| TASK |
Repeat the entries below exactly as they appear, with no pictures.

| DATA SHOWN |
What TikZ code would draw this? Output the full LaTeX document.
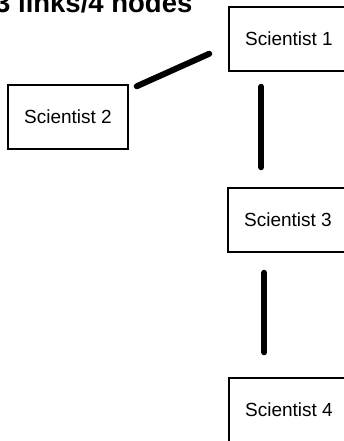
\documentclass[tikz,border=0pt]{standalone}
\usepackage{fontspec}
\setmainfont{Liberation Sans}
\usepackage{amsmath,amssymb}

\tikzset{
  sbox/.style={draw, line width=1.5pt, minimum width=120pt, minimum height=64pt,
    inner sep=0pt, font=\fontsize{19}{22}\selectfont},
  link/.style={line width=6pt, line cap=round}
}

\begin{document}
\begin{tikzpicture}[x=1pt, y=-1pt]
  \useasboundingbox (0,0) rectangle (344,441);
  \node (TITLE) [anchor=base west, inner sep=0pt, font=\fontsize{27.5}{30}\selectfont\bfseries] at (-5,13) {3 links/4 nodes};
  \node (S1) [sbox] at (289,39) {Scientist 1};
  \node (S2) [sbox] at (68,117) {Scientist 2};
  \node (S3) [sbox] at (288,220) {Scientist 3};
  \node (S4) [sbox] at (289,410) {Scientist 4};
  \draw[link] ([shift={(8pt,-2pt)}]S2.north east) -- ([shift={(-19pt,18pt)}]S1.south west);
  \draw[link, shorten <=15pt, shorten >=20pt] ([xshift=33pt]S1.south west) -- ([xshift=34pt]S3.north west);
  \draw[link, shorten <=20pt, shorten >=25pt] ([xshift=37pt]S3.south west) -- ([xshift=36pt]S4.north west);
\end{tikzpicture}
\end{document}
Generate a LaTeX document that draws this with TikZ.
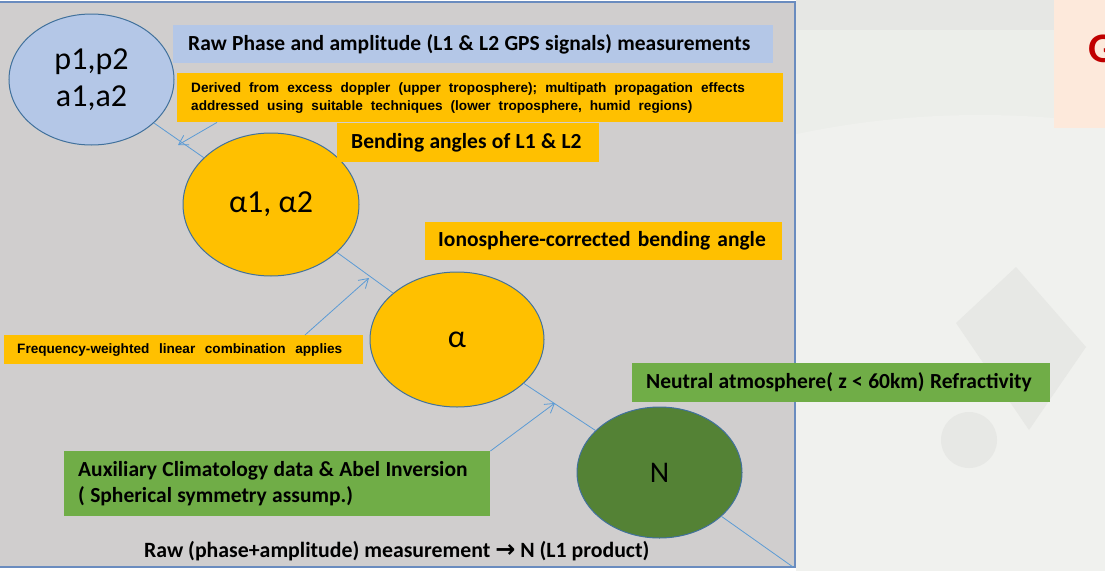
\documentclass[tikz,border=0pt]{standalone}
\usepackage{fontspec}
\setmainfont{Carlito}
\newfontfamily\arialfont{Liberation Sans}
\newfontfamily\symfont{DejaVu Sans}
\usetikzlibrary{arrows.meta,calc,shapes.geometric}

\definecolor{panelgray}{HTML}{D0CECE}
\definecolor{panelline}{HTML}{6A8CBF}
\definecolor{lblue}{HTML}{B4C7E7}
\definecolor{gold}{HTML}{FFC000}
\definecolor{lgreen}{HTML}{70AD47}
\definecolor{dgreen}{HTML}{548235}
\definecolor{edge}{HTML}{41719C}
\definecolor{linkblue}{HTML}{5B9BD5}
\definecolor{photo}{HTML}{ECEEEA}
\definecolor{phototop}{HTML}{E6E7E4}
\definecolor{earth}{HTML}{F0F1EE}
\definecolor{sat}{HTML}{E7E8E5}
\definecolor{peach}{HTML}{FDE9DB}
\definecolor{darkred}{HTML}{C00000}

% word gaps inside left-aligned node text
\newcommand{\tightgaps}{\spaceskip=0.25em\relax}
\newcommand{\widegaps}[1][8pt]{\spaceskip=#1\relax}

\tikzset{
  stage/.style={ellipse, draw=edge, line width=1pt, inner sep=0pt, align=center,
    font=\fontsize{32}{37}\selectfont},
  label/.style={rectangle, inner ysep=0pt, inner xsep=14pt, align=left, anchor=north west,
    font=\bfseries\fontsize{21.5}{26}\selectfont},
  note/.style={rectangle, inner ysep=0pt, inner xsep=14pt, align=left, anchor=north west,
    font=\arialfont\bfseries\fontsize{13.6}{18}\selectfont},
  link/.style={draw=linkblue, line width=0.8pt},
  feed/.style={link, -{Straight Barb[length=9pt,width=11pt]}},
}

\begin{document}
\begin{tikzpicture}[x=1pt,y=-1pt]
\useasboundingbox (0,0) rectangle (1105,570);
\fill[white] (0,0) rectangle (1105,570);

% faded photograph behind the slide content
\begin{scope}
  \clip (796,0) rectangle (1105,570);
  \fill[photo] (796,0) rectangle (1105,570);
  \fill[phototop] (796,0) rectangle (1105,30);
  \fill[earth] (980,1000) circle (885pt);
  \fill[sat] (1016,267) -- (1086,347) -- (1029,430) -- (956,323) -- cycle;
  \fill[sat] (969,440) circle (28pt);
  \fill[peach] (1054,0) rectangle (1105,128);
  \node[anchor=west, inner sep=0pt, text=darkred, font=\bfseries\fontsize{42}{44}\selectfont]
    (title) at (1088,49) {G};
\end{scope}

% grey panel
\draw[panelline, line width=1.2pt, fill=panelgray] (-5,2) rectangle (795,567);

% processing stages
\node[stage, fill=lblue, minimum width=165pt, minimum height=131pt] (p) at (91.5,79.5) {p1,p2\\a1,a2};
\node[stage, fill=gold, minimum width=176pt, minimum height=143pt] (a12) at (271,204.5) {α1, α2};
\node[stage, fill=gold, minimum width=174pt, minimum height=135pt] (a) at (457,339.5) {α};
\node[stage, fill=dgreen, minimum width=165pt, minimum height=131pt, font=\fontsize{30}{34}\selectfont] (N) at (659.5,472.5) {N};

% chain links
\coordinate (end) at (793,567);
\draw[link] (p) -- (a12);
\draw[link] (a12) -- (a);
\draw[link] (a) -- (N);
\draw[link] (N) -- (end);

% labels
\node[label, fill=lblue, text width=570pt, minimum height=38pt, inner xsep=15pt] (raw) at (173,25)
  {\tightgaps\mbox{Raw Phase and amplitude (L1 \& L2 GPS signals) measurements}};
\node[note, fill=gold, text width=578pt, minimum height=49pt] (derived) at (177,73)
  {\widegaps\mbox{Derived from excess doppler (upper troposphere); multipath propagation effects}\\\mbox{addressed using suitable techniques (lower troposphere, humid regions)}};
\node[label, fill=gold, text width=234pt, minimum height=39pt] (bend) at (337,123)
  {\tightgaps\mbox{Bending angles of L1 \& L2}};
\node[label, fill=gold, text width=331pt, minimum height=38pt, inner xsep=13pt] (iono) at (425,222)
  {\spaceskip=0.33em\relax\mbox{Ionosphere-corrected bending angle}};
\node[note, fill=gold, text width=333pt, minimum height=29pt, inner xsep=13pt] (freq) at (4,335)
  {\widegaps[9.6pt]\mbox{Frequency-weighted linear combination applies}};
\node[label, fill=lgreen, text width=390pt, minimum height=39pt] (neutral) at (632,363)
  {\tightgaps\mbox{Neutral atmosphere( z < 60km) Refractivity}};
\node[label, fill=lgreen, text width=398pt, minimum height=65pt] (aux) at (64,451)
  {\tightgaps\mbox{Auxiliary Climatology data \& Abel Inversion}\\\mbox{( Spherical symmetry assump.)}};
\node[anchor=base west, inner sep=0pt, font=\bfseries\fontsize{21.8}{24}\selectfont] (chain) at (144,557)
  {Raw (phase+amplitude) measurement {\symfont\bfseries\fontsize{24}{24}\selectfont →} N (L1 product)};

% side inputs
\coordinate (t1) at (178,145);
\coordinate (t2) at (369,278);
\coordinate (t3) at (555,403);
\draw[feed] ([xshift=40pt]derived.south west) -- (t1);
\draw[feed] ([xshift=301pt]freq.north west) -- (t2);
\draw[feed] (aux.north east) -- (t3);
\end{tikzpicture}
\end{document}
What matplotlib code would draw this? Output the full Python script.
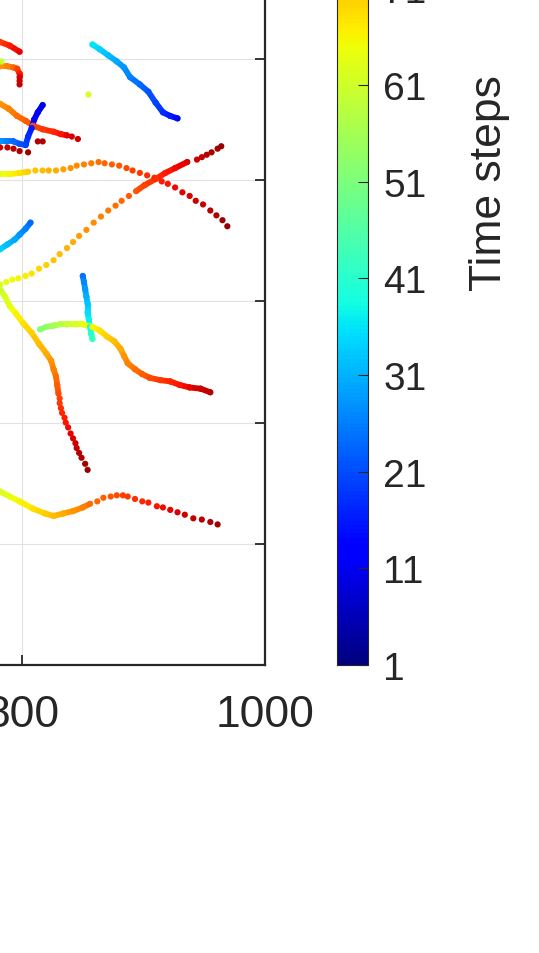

| EXPECTED OUTPUT |
What TikZ code would draw this? Output the full LaTeX document.
\documentclass[tikz,border=0pt]{standalone}
\usepackage{fontspec}
\setmainfont{Liberation Sans}
\usepackage{amsmath,amssymb}

\tikzset{
  sbox/.style={draw, line width=1.5pt, minimum width=120pt, minimum height=64pt,
    inner sep=0pt, font=\fontsize{19}{22}\selectfont},
  link/.style={line width=6pt, line cap=round}
}

\begin{document}
\begin{tikzpicture}[x=1pt, y=-1pt]
  \useasboundingbox (0,0) rectangle (344,441);
  \node (TITLE) [anchor=base west, inner sep=0pt, font=\fontsize{27.5}{30}\selectfont\bfseries] at (-5,13) {3 links/4 nodes};
  \node (S1) [sbox] at (289,39) {Scientist 1};
  \node (S2) [sbox] at (68,117) {Scientist 2};
  \node (S3) [sbox] at (288,220) {Scientist 3};
  \node (S4) [sbox] at (289,410) {Scientist 4};
  \draw[link] ([shift={(8pt,-2pt)}]S2.north east) -- ([shift={(-19pt,18pt)}]S1.south west);
  \draw[link, shorten <=15pt, shorten >=20pt] ([xshift=33pt]S1.south west) -- ([xshift=34pt]S3.north west);
  \draw[link, shorten <=20pt, shorten >=25pt] ([xshift=37pt]S3.south west) -- ([xshift=36pt]S4.north west);
\end{tikzpicture}
\end{document}
Generate a LaTeX document that draws this with TikZ.
\documentclass[tikz,border=0pt]{standalone}
\usepackage{fontspec}
\setmainfont{Carlito}
\newfontfamily\arialfont{Liberation Sans}
\newfontfamily\symfont{DejaVu Sans}
\usetikzlibrary{arrows.meta,calc,shapes.geometric}

\definecolor{panelgray}{HTML}{D0CECE}
\definecolor{panelline}{HTML}{6A8CBF}
\definecolor{lblue}{HTML}{B4C7E7}
\definecolor{gold}{HTML}{FFC000}
\definecolor{lgreen}{HTML}{70AD47}
\definecolor{dgreen}{HTML}{548235}
\definecolor{edge}{HTML}{41719C}
\definecolor{linkblue}{HTML}{5B9BD5}
\definecolor{photo}{HTML}{ECEEEA}
\definecolor{phototop}{HTML}{E6E7E4}
\definecolor{earth}{HTML}{F0F1EE}
\definecolor{sat}{HTML}{E7E8E5}
\definecolor{peach}{HTML}{FDE9DB}
\definecolor{darkred}{HTML}{C00000}

% word gaps inside left-aligned node text
\newcommand{\tightgaps}{\spaceskip=0.25em\relax}
\newcommand{\widegaps}[1][8pt]{\spaceskip=#1\relax}

\tikzset{
  stage/.style={ellipse, draw=edge, line width=1pt, inner sep=0pt, align=center,
    font=\fontsize{32}{37}\selectfont},
  label/.style={rectangle, inner ysep=0pt, inner xsep=14pt, align=left, anchor=north west,
    font=\bfseries\fontsize{21.5}{26}\selectfont},
  note/.style={rectangle, inner ysep=0pt, inner xsep=14pt, align=left, anchor=north west,
    font=\arialfont\bfseries\fontsize{13.6}{18}\selectfont},
  link/.style={draw=linkblue, line width=0.8pt},
  feed/.style={link, -{Straight Barb[length=9pt,width=11pt]}},
}

\begin{document}
\begin{tikzpicture}[x=1pt,y=-1pt]
\useasboundingbox (0,0) rectangle (1105,570);
\fill[white] (0,0) rectangle (1105,570);

% faded photograph behind the slide content
\begin{scope}
  \clip (796,0) rectangle (1105,570);
  \fill[photo] (796,0) rectangle (1105,570);
  \fill[phototop] (796,0) rectangle (1105,30);
  \fill[earth] (980,1000) circle (885pt);
  \fill[sat] (1016,267) -- (1086,347) -- (1029,430) -- (956,323) -- cycle;
  \fill[sat] (969,440) circle (28pt);
  \fill[peach] (1054,0) rectangle (1105,128);
  \node[anchor=west, inner sep=0pt, text=darkred, font=\bfseries\fontsize{42}{44}\selectfont]
    (title) at (1088,49) {G};
\end{scope}

% grey panel
\draw[panelline, line width=1.2pt, fill=panelgray] (-5,2) rectangle (795,567);

% processing stages
\node[stage, fill=lblue, minimum width=165pt, minimum height=131pt] (p) at (91.5,79.5) {p1,p2\\a1,a2};
\node[stage, fill=gold, minimum width=176pt, minimum height=143pt] (a12) at (271,204.5) {α1, α2};
\node[stage, fill=gold, minimum width=174pt, minimum height=135pt] (a) at (457,339.5) {α};
\node[stage, fill=dgreen, minimum width=165pt, minimum height=131pt, font=\fontsize{30}{34}\selectfont] (N) at (659.5,472.5) {N};

% chain links
\coordinate (end) at (793,567);
\draw[link] (p) -- (a12);
\draw[link] (a12) -- (a);
\draw[link] (a) -- (N);
\draw[link] (N) -- (end);

% labels
\node[label, fill=lblue, text width=570pt, minimum height=38pt, inner xsep=15pt] (raw) at (173,25)
  {\tightgaps\mbox{Raw Phase and amplitude (L1 \& L2 GPS signals) measurements}};
\node[note, fill=gold, text width=578pt, minimum height=49pt] (derived) at (177,73)
  {\widegaps\mbox{Derived from excess doppler (upper troposphere); multipath propagation effects}\\\mbox{addressed using suitable techniques (lower troposphere, humid regions)}};
\node[label, fill=gold, text width=234pt, minimum height=39pt] (bend) at (337,123)
  {\tightgaps\mbox{Bending angles of L1 \& L2}};
\node[label, fill=gold, text width=331pt, minimum height=38pt, inner xsep=13pt] (iono) at (425,222)
  {\spaceskip=0.33em\relax\mbox{Ionosphere-corrected bending angle}};
\node[note, fill=gold, text width=333pt, minimum height=29pt, inner xsep=13pt] (freq) at (4,335)
  {\widegaps[9.6pt]\mbox{Frequency-weighted linear combination applies}};
\node[label, fill=lgreen, text width=390pt, minimum height=39pt] (neutral) at (632,363)
  {\tightgaps\mbox{Neutral atmosphere( z < 60km) Refractivity}};
\node[label, fill=lgreen, text width=398pt, minimum height=65pt] (aux) at (64,451)
  {\tightgaps\mbox{Auxiliary Climatology data \& Abel Inversion}\\\mbox{( Spherical symmetry assump.)}};
\node[anchor=base west, inner sep=0pt, font=\bfseries\fontsize{21.8}{24}\selectfont] (chain) at (144,557)
  {Raw (phase+amplitude) measurement {\symfont\bfseries\fontsize{24}{24}\selectfont →} N (L1 product)};

% side inputs
\coordinate (t1) at (178,145);
\coordinate (t2) at (369,278);
\coordinate (t3) at (555,403);
\draw[feed] ([xshift=40pt]derived.south west) -- (t1);
\draw[feed] ([xshift=301pt]freq.north west) -- (t2);
\draw[feed] (aux.north east) -- (t3);
\end{tikzpicture}
\end{document}
What matplotlib code would draw this? Output the full Python script.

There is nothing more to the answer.